Copy everything in the listing below word for word, apart from any images.
****************
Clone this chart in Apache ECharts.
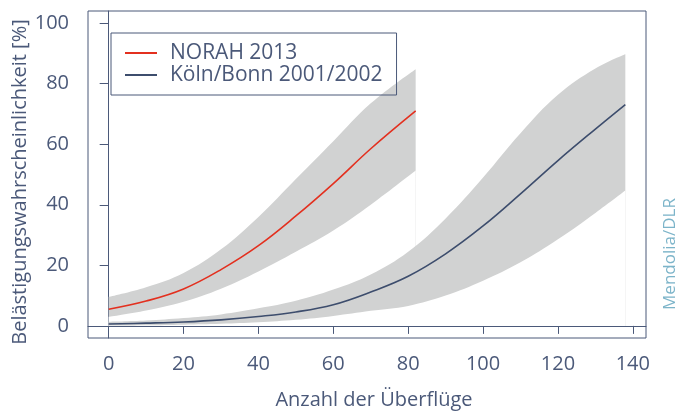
<!DOCTYPE html>
<html>
<head>
<meta charset="utf-8">
<script src="https://cdn.jsdelivr.net/npm/echarts@6/dist/echarts.min.js"></script>
<style>
  html, body { margin: 0; padding: 0; background: #fff; }
  #chart { width: 680px; height: 412px; }
</style>
</head>
<body>
<div id="chart"></div>
<script>
// Werte
let noraX   = [0, 10, 20, 30, 40, 50, 60, 70, 82]
let noraMid = [5.5, 8.2, 12.2, 18.6, 26.5, 36.3, 47, 58.5, 71]
let noraLo  = [3.0, 5.1, 8.0, 12.3, 18, 24.5, 31.5, 40, 51.3]
let noraHi  = [9.6, 12.8, 17.5, 25.3, 36, 48.5, 61, 73.5, 84.8]

let kbX   = [0, 10, 20, 30, 40, 50, 60, 70, 80, 90, 100, 110, 120, 130, 138]
let kbMid = [0.6, 0.9, 1.3, 2.0, 3.1, 4.6, 7.0, 11.2, 16.4, 23.8, 33, 43.6, 54.6, 65, 73.1]
let kbLo  = [0.1, 0.2, 0.4, 0.7, 1.2, 2.0, 3.3, 5.0, 6.6, 10, 14.9, 21, 28.6, 37.3, 44.7]
let kbHi  = [1.4, 1.8, 2.6, 3.8, 5.8, 8.3, 12, 17, 24.5, 35.5, 49, 63.6, 76.3, 85, 89.7]

let xTicks = [0, 20, 40, 60, 80, 100, 120, 140]
let yTicks = [0, 20, 40, 60, 80, 100]

let names = ['NORAH 2013', 'Köln/Bonn 2001/2002']

let axisColor = '#4b5979'
let bandColor = '#d1d2d2'
let redColor = '#e3301f'
let navyColor = '#3d4d6d'
let font = '"Open Sans", sans-serif'

function pairs(xs, ys) {
	return xs.map((x, i) => [x, ys[i]])
}

// Band: Obergrenze grau gefüllt, darunter Untergrenze weiß abgedeckt
function band(xs, lo, hi) {
	return [
		{
			type: 'line', smooth: 0.4, symbol: 'none', silent: true,
			lineStyle: { width: 0, opacity: 0 }, z: 1,
			areaStyle: { color: bandColor, opacity: 1 },
			data: pairs(xs, hi)
		},
		{
			type: 'line', smooth: 0.4, symbol: 'none', silent: true,
			lineStyle: { width: 0, opacity: 0 }, z: 1,
			areaStyle: { color: '#ffffff', opacity: 1 },
			data: pairs(xs, lo)
		}
	]
}

let chart = echarts.init(document.getElementById('chart'))
let option = {
	animation: false,
	grid: {
		left: 88, right: 34, top: 11, bottom: 74,
		show: true, borderColor: axisColor, borderWidth: 1
	},
	legend: {
		data: names,
		orient: 'vertical',
		left: 111, top: 33,
		padding: [9, 14, 9, 14],
		itemGap: 0,
		itemWidth: 32, itemHeight: 2,
		icon: 'rect',
		borderColor: axisColor, borderWidth: 1,
		textStyle: { color: axisColor, fontSize: 21, fontFamily: font, lineHeight: 22, padding: [0, 0, 0, 8] }
	},
	xAxis: {
		type: 'value', min: -5.52, max: 143.52,
		axisLine: { show: true, lineStyle: { color: axisColor } },
		axisTick: { show: true, length: 8, customValues: xTicks, lineStyle: { color: axisColor } },
		axisLabel: { customValues: xTicks, color: axisColor, fontSize: 20, fontFamily: font, margin: 16 },
		splitLine: { show: false }
	},
	yAxis: {
		type: 'value', min: -4, max: 104,
		axisLine: { show: true, lineStyle: { color: axisColor } },
		axisTick: { show: true, length: 9, customValues: yTicks, lineStyle: { color: axisColor } },
		axisLabel: { customValues: yTicks, color: axisColor, fontSize: 20, fontFamily: font, margin: 19 },
		splitLine: { show: false }
	},
	graphic: [
		{
			type: 'text', x: 20, y: 182, rotation: Math.PI / 2,
			style: { text: 'Belästigungswahrscheinlichkeit [%]', fill: axisColor, font: '20px ' + font, align: 'center', verticalAlign: 'middle' }
		},
		{
			type: 'text', x: 374, y: 400,
			style: { text: 'Anzahl der Überflüge', fill: axisColor, font: '20px ' + font, align: 'center', verticalAlign: 'middle' }
		},
		{
			type: 'text', x: 670, y: 254, rotation: Math.PI / 2,
			style: { text: 'Mendolia/DLR', fill: '#7cb4c9', font: '17px ' + font, align: 'center', verticalAlign: 'middle' }
		}
	],
	series: [
		...band(noraX, noraLo, noraHi),
		...band(kbX, kbLo, kbHi),
		{
			name: names[0], type: 'line', smooth: 0.4, symbol: 'none', z: 3,
			color: redColor, lineStyle: { color: redColor, width: 1.6 },
			data: pairs(noraX, noraMid)
		},
		{
			name: names[1], type: 'line', smooth: 0.4, symbol: 'none', z: 3,
			color: navyColor, lineStyle: { color: navyColor, width: 1.6 },
			data: pairs(kbX, kbMid)
		}
	]
}
chart.setOption(option)
</script>
</body>
</html>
****************
Result below:
Clone this chart in Apache ECharts.
<!DOCTYPE html>
<html>
<head>
<meta charset="utf-8">
<script src="https://cdn.jsdelivr.net/npm/echarts@6/dist/echarts.min.js"></script>
<style>
  html, body { margin: 0; padding: 0; background: #fff; }
  #chart { width: 680px; height: 412px; }
</style>
</head>
<body>
<div id="chart"></div>
<script>
// Werte
let noraX   = [0, 10, 20, 30, 40, 50, 60, 70, 82]
let noraMid = [5.5, 8.2, 12.2, 18.6, 26.5, 36.3, 47, 58.5, 71]
let noraLo  = [3.0, 5.1, 8.0, 12.3, 18, 24.5, 31.5, 40, 51.3]
let noraHi  = [9.6, 12.8, 17.5, 25.3, 36, 48.5, 61, 73.5, 84.8]

let kbX   = [0, 10, 20, 30, 40, 50, 60, 70, 80, 90, 100, 110, 120, 130, 138]
let kbMid = [0.6, 0.9, 1.3, 2.0, 3.1, 4.6, 7.0, 11.2, 16.4, 23.8, 33, 43.6, 54.6, 65, 73.1]
let kbLo  = [0.1, 0.2, 0.4, 0.7, 1.2, 2.0, 3.3, 5.0, 6.6, 10, 14.9, 21, 28.6, 37.3, 44.7]
let kbHi  = [1.4, 1.8, 2.6, 3.8, 5.8, 8.3, 12, 17, 24.5, 35.5, 49, 63.6, 76.3, 85, 89.7]

let xTicks = [0, 20, 40, 60, 80, 100, 120, 140]
let yTicks = [0, 20, 40, 60, 80, 100]

let names = ['NORAH 2013', 'Köln/Bonn 2001/2002']

let axisColor = '#4b5979'
let bandColor = '#d1d2d2'
let redColor = '#e3301f'
let navyColor = '#3d4d6d'
let font = '"Open Sans", sans-serif'

function pairs(xs, ys) {
	return xs.map((x, i) => [x, ys[i]])
}

// Band: Obergrenze grau gefüllt, darunter Untergrenze weiß abgedeckt
function band(xs, lo, hi) {
	return [
		{
			type: 'line', smooth: 0.4, symbol: 'none', silent: true,
			lineStyle: { width: 0, opacity: 0 }, z: 1,
			areaStyle: { color: bandColor, opacity: 1 },
			data: pairs(xs, hi)
		},
		{
			type: 'line', smooth: 0.4, symbol: 'none', silent: true,
			lineStyle: { width: 0, opacity: 0 }, z: 1,
			areaStyle: { color: '#ffffff', opacity: 1 },
			data: pairs(xs, lo)
		}
	]
}

let chart = echarts.init(document.getElementById('chart'))
let option = {
	animation: false,
	grid: {
		left: 88, right: 34, top: 11, bottom: 74,
		show: true, borderColor: axisColor, borderWidth: 1
	},
	legend: {
		data: names,
		orient: 'vertical',
		left: 111, top: 33,
		padding: [9, 14, 9, 14],
		itemGap: 0,
		itemWidth: 32, itemHeight: 2,
		icon: 'rect',
		borderColor: axisColor, borderWidth: 1,
		textStyle: { color: axisColor, fontSize: 21, fontFamily: font, lineHeight: 22, padding: [0, 0, 0, 8] }
	},
	xAxis: {
		type: 'value', min: -5.52, max: 143.52,
		axisLine: { show: true, lineStyle: { color: axisColor } },
		axisTick: { show: true, length: 8, customValues: xTicks, lineStyle: { color: axisColor } },
		axisLabel: { customValues: xTicks, color: axisColor, fontSize: 20, fontFamily: font, margin: 16 },
		splitLine: { show: false }
	},
	yAxis: {
		type: 'value', min: -4, max: 104,
		axisLine: { show: true, lineStyle: { color: axisColor } },
		axisTick: { show: true, length: 9, customValues: yTicks, lineStyle: { color: axisColor } },
		axisLabel: { customValues: yTicks, color: axisColor, fontSize: 20, fontFamily: font, margin: 19 },
		splitLine: { show: false }
	},
	graphic: [
		{
			type: 'text', x: 20, y: 182, rotation: Math.PI / 2,
			style: { text: 'Belästigungswahrscheinlichkeit [%]', fill: axisColor, font: '20px ' + font, align: 'center', verticalAlign: 'middle' }
		},
		{
			type: 'text', x: 374, y: 400,
			style: { text: 'Anzahl der Überflüge', fill: axisColor, font: '20px ' + font, align: 'center', verticalAlign: 'middle' }
		},
		{
			type: 'text', x: 670, y: 254, rotation: Math.PI / 2,
			style: { text: 'Mendolia/DLR', fill: '#7cb4c9', font: '17px ' + font, align: 'center', verticalAlign: 'middle' }
		}
	],
	series: [
		...band(noraX, noraLo, noraHi),
		...band(kbX, kbLo, kbHi),
		{
			name: names[0], type: 'line', smooth: 0.4, symbol: 'none', z: 3,
			color: redColor, lineStyle: { color: redColor, width: 1.6 },
			data: pairs(noraX, noraMid)
		},
		{
			name: names[1], type: 'line', smooth: 0.4, symbol: 'none', z: 3,
			color: navyColor, lineStyle: { color: navyColor, width: 1.6 },
			data: pairs(kbX, kbMid)
		}
	]
}
chart.setOption(option)
</script>
</body>
</html>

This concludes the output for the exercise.